### Task instructions:
Go through the data below. List every line that holds the word "with".
++++ Records provided ++++
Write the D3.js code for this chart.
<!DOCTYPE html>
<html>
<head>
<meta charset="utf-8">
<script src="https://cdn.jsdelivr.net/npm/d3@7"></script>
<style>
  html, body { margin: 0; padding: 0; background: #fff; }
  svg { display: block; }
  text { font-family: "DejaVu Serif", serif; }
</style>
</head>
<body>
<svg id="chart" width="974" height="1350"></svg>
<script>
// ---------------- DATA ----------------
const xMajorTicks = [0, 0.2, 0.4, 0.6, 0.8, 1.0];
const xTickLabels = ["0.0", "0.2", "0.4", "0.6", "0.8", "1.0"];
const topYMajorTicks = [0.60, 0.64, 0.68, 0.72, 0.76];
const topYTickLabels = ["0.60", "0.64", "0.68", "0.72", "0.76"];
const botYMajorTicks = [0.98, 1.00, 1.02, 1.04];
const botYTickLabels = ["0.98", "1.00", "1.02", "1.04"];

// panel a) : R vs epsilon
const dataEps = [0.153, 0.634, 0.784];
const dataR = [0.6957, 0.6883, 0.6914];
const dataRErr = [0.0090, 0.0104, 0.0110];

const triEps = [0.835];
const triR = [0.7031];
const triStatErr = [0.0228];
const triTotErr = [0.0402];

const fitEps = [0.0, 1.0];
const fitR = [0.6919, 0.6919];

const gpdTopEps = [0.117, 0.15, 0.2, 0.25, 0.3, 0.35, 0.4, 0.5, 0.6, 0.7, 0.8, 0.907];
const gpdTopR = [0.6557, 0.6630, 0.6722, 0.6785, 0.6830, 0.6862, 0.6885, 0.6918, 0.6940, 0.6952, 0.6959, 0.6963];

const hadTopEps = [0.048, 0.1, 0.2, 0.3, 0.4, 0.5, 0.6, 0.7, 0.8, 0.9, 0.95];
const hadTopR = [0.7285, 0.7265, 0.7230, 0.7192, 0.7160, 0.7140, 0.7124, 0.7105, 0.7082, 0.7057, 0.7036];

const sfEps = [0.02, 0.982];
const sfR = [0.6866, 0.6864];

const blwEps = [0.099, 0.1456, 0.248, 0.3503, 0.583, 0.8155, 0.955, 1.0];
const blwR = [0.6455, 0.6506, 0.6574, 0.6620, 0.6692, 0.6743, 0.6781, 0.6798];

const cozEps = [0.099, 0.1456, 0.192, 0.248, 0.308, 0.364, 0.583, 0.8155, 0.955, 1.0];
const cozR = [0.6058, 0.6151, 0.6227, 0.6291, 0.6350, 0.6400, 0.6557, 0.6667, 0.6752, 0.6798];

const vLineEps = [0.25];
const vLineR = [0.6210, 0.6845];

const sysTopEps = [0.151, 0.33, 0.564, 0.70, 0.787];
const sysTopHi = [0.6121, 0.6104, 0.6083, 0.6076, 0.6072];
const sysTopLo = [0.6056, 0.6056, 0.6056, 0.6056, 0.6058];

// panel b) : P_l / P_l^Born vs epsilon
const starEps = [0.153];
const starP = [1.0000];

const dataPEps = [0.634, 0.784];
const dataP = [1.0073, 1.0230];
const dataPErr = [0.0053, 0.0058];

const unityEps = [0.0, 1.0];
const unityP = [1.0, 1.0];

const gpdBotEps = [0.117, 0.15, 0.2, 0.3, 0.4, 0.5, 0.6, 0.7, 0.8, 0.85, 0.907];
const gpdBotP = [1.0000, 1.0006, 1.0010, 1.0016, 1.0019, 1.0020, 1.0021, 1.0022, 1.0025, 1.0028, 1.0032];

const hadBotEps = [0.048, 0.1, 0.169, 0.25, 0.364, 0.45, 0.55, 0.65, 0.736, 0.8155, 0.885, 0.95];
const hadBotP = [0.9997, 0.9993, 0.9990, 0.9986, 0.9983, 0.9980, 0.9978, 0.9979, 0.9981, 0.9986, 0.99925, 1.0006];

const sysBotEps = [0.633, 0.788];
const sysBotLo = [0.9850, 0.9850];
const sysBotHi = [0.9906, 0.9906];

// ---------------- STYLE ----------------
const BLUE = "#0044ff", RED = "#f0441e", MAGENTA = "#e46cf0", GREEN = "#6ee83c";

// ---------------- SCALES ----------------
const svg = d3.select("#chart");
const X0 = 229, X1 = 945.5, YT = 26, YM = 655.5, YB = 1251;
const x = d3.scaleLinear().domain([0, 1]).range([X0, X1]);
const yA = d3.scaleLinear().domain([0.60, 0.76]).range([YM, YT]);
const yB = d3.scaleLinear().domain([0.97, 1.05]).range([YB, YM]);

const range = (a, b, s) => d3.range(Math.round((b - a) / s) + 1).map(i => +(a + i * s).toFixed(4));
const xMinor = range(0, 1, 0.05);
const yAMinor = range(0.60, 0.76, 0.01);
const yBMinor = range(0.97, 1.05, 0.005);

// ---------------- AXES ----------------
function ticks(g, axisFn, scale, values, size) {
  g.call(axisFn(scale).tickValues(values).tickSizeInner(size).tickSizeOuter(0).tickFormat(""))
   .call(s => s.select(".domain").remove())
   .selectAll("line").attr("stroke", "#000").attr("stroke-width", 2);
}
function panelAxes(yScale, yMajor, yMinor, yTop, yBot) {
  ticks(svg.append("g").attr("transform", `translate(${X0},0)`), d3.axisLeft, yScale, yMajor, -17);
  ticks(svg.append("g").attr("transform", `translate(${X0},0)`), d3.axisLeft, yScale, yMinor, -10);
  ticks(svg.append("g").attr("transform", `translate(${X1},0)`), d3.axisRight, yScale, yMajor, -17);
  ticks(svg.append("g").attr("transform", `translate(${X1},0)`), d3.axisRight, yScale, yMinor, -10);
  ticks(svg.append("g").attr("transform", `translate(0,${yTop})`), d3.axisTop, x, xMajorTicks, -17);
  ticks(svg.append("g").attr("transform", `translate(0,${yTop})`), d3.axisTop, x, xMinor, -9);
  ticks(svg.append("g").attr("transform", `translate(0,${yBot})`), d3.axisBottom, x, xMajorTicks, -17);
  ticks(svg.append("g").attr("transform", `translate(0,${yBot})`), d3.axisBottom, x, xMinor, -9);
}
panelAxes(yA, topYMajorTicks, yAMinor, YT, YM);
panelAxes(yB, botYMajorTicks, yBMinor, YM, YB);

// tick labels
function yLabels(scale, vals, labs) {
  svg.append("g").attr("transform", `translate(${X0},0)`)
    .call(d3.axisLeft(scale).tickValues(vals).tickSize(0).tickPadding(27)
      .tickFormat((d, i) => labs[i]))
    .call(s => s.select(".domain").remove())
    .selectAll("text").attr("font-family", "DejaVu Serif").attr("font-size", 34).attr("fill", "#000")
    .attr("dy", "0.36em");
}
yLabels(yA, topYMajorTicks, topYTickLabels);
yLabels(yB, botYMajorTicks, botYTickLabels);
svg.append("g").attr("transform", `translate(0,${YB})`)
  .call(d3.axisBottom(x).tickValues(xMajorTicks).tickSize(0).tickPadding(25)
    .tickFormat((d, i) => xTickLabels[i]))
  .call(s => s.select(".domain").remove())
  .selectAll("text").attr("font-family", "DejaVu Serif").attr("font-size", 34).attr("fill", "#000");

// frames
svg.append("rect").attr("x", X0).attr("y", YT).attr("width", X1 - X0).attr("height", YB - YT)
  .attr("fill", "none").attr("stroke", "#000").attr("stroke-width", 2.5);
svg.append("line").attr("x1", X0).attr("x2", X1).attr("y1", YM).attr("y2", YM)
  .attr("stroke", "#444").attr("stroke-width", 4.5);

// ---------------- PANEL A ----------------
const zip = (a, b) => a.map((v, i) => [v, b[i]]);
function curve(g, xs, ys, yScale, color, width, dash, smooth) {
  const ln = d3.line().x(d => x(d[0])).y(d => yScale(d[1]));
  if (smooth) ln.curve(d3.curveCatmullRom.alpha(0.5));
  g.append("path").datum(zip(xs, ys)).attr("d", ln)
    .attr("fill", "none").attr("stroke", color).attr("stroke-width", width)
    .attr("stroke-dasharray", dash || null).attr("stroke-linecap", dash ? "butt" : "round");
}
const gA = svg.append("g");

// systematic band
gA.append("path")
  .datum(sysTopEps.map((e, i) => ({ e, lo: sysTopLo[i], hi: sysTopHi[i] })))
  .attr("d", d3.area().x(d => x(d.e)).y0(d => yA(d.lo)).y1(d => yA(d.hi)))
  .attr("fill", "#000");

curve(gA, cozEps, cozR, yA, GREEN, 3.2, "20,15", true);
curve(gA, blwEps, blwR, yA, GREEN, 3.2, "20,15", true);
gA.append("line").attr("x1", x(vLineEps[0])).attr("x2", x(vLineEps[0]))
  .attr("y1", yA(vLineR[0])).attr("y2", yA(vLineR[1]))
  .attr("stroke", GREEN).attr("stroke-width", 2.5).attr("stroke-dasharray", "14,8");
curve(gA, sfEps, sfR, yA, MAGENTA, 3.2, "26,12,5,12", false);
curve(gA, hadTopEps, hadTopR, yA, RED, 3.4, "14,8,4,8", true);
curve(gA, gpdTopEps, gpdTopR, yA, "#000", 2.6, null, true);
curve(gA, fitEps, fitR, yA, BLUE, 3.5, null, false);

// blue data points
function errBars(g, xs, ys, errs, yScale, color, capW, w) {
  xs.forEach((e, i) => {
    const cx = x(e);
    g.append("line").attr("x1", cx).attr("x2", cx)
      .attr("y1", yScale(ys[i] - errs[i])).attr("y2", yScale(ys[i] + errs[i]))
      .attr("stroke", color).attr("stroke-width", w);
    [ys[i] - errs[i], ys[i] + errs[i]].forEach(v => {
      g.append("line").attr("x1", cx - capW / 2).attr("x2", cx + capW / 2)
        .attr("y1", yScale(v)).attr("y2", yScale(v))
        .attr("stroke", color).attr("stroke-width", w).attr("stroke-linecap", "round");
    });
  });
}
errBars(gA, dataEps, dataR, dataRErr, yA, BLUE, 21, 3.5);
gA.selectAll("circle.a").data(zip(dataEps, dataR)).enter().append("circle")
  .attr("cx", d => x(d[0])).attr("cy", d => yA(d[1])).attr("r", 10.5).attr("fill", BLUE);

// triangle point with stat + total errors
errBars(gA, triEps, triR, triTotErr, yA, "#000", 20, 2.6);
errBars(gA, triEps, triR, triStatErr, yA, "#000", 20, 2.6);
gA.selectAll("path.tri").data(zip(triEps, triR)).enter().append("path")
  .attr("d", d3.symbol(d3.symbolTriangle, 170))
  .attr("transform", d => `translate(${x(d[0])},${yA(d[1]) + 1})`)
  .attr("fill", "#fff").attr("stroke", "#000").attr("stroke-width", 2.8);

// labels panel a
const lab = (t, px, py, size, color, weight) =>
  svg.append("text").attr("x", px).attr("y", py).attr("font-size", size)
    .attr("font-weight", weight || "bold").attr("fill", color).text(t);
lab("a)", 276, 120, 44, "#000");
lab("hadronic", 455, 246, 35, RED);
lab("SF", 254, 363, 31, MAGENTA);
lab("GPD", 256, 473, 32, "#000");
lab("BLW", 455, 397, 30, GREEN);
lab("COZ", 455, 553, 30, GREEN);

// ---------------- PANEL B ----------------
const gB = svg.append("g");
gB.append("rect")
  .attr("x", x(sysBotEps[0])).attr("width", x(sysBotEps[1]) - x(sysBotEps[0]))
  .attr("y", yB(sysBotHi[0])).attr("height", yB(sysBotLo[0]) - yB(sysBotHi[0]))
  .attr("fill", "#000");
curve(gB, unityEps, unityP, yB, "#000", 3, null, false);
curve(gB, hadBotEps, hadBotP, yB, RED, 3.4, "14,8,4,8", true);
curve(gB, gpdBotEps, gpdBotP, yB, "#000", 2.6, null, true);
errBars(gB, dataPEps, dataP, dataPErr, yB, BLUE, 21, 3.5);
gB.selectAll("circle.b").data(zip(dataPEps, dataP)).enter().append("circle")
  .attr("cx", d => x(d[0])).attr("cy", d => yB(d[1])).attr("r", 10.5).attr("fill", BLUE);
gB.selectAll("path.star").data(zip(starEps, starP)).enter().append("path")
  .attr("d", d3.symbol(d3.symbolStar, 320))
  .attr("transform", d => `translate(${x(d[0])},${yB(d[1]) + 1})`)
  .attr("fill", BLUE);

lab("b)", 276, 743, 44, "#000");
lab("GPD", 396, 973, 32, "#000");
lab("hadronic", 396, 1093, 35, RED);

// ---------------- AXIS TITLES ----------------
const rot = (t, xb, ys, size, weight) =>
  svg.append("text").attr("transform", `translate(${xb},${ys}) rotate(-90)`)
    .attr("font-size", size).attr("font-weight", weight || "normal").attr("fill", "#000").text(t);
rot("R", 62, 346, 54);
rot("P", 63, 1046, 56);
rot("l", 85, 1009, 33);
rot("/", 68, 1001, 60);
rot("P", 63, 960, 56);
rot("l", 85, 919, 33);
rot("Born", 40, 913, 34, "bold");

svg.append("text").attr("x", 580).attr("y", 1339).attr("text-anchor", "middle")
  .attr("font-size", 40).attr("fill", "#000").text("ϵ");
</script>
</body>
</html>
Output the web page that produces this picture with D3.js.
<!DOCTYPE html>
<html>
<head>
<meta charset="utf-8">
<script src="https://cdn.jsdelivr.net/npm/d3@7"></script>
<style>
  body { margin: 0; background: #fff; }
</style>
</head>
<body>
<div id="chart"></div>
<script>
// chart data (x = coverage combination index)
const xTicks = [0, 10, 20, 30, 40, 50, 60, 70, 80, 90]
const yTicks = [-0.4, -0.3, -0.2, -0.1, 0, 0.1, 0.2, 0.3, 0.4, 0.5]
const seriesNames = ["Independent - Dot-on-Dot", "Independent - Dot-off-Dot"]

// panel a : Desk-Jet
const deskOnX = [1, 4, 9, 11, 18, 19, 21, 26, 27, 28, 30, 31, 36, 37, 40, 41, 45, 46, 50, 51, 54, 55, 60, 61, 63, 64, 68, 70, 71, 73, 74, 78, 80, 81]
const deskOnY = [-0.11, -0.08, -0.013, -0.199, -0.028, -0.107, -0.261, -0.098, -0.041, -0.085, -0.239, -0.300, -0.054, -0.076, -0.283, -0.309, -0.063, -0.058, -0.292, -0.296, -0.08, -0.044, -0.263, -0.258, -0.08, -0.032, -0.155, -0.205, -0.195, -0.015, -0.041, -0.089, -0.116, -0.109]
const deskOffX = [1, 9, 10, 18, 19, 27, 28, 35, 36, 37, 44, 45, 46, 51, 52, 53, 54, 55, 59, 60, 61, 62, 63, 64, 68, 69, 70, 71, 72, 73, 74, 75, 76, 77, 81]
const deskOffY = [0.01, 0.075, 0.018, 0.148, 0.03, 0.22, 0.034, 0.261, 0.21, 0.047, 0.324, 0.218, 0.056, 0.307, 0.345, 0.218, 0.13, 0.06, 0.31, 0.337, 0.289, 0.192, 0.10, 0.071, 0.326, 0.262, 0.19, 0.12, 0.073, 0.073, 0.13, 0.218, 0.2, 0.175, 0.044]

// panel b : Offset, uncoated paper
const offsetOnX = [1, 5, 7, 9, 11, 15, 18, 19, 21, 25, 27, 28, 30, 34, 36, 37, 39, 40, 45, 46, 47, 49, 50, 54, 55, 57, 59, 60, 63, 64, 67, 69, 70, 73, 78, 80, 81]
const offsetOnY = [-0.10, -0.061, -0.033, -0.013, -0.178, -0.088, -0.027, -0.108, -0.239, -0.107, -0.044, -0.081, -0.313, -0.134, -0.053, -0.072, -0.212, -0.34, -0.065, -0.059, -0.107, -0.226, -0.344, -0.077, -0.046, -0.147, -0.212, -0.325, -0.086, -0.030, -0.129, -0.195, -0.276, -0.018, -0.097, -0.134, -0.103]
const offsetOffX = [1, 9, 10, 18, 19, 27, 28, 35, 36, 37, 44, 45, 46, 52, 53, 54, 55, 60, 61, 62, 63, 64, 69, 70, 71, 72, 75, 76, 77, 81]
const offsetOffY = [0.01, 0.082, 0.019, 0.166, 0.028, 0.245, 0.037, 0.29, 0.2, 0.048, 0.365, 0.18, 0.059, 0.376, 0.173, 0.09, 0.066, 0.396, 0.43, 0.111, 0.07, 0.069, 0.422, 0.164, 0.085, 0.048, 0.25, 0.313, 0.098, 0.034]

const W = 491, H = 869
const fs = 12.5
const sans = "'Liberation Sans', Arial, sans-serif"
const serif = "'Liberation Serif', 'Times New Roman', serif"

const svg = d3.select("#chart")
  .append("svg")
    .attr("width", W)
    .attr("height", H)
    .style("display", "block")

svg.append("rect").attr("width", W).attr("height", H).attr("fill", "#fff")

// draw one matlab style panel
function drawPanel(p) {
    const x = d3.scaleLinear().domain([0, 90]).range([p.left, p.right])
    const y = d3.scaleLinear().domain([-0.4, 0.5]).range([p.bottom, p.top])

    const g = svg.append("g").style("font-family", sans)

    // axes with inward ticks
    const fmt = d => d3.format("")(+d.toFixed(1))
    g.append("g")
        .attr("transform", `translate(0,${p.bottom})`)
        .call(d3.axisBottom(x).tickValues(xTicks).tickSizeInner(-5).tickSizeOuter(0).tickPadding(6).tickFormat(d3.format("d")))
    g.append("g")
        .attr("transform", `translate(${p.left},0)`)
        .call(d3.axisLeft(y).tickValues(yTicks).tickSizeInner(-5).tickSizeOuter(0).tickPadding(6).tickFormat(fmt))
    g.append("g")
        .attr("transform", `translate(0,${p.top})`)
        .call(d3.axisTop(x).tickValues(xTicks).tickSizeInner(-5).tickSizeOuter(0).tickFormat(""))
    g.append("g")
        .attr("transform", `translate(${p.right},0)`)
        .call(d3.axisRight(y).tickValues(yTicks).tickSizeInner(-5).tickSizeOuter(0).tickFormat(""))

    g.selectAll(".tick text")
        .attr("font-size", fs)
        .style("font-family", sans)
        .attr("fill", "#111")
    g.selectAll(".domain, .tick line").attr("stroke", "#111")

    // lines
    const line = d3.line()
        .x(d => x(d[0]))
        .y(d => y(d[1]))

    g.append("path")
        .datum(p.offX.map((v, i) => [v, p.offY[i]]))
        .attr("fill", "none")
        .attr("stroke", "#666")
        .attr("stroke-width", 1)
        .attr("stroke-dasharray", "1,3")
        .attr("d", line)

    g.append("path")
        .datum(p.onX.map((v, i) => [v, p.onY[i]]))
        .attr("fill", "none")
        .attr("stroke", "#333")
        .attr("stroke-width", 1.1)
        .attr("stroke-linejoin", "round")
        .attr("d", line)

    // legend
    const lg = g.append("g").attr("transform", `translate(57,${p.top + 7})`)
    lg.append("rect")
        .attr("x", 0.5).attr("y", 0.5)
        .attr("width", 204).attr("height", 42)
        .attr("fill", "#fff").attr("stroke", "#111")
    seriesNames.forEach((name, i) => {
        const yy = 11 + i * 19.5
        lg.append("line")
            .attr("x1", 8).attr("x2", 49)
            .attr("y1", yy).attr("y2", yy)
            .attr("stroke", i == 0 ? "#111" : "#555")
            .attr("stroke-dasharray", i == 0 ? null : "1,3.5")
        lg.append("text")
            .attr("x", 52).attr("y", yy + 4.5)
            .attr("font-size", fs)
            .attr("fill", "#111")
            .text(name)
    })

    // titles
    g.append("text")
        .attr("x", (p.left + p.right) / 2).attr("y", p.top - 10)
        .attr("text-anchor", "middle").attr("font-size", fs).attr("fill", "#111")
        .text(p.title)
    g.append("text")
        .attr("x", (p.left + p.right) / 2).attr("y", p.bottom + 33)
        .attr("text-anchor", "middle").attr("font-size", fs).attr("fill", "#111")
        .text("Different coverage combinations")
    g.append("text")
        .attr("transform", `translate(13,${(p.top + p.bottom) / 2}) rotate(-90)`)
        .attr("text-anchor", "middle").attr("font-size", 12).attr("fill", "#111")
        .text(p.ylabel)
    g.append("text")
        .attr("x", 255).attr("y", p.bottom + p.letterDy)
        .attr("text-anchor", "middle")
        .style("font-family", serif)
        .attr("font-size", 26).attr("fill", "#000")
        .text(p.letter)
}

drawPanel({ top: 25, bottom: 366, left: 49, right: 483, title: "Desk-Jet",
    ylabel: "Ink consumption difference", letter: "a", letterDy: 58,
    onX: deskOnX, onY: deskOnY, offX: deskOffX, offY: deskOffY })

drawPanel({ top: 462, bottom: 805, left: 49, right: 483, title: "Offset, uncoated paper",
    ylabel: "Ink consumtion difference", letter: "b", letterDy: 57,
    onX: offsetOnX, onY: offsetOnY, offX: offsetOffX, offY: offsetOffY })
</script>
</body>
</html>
++++
### Task response:
// triangle point with stat + total errors
Output the web page that produces this picture with D3.js.
    // axes with inward ticks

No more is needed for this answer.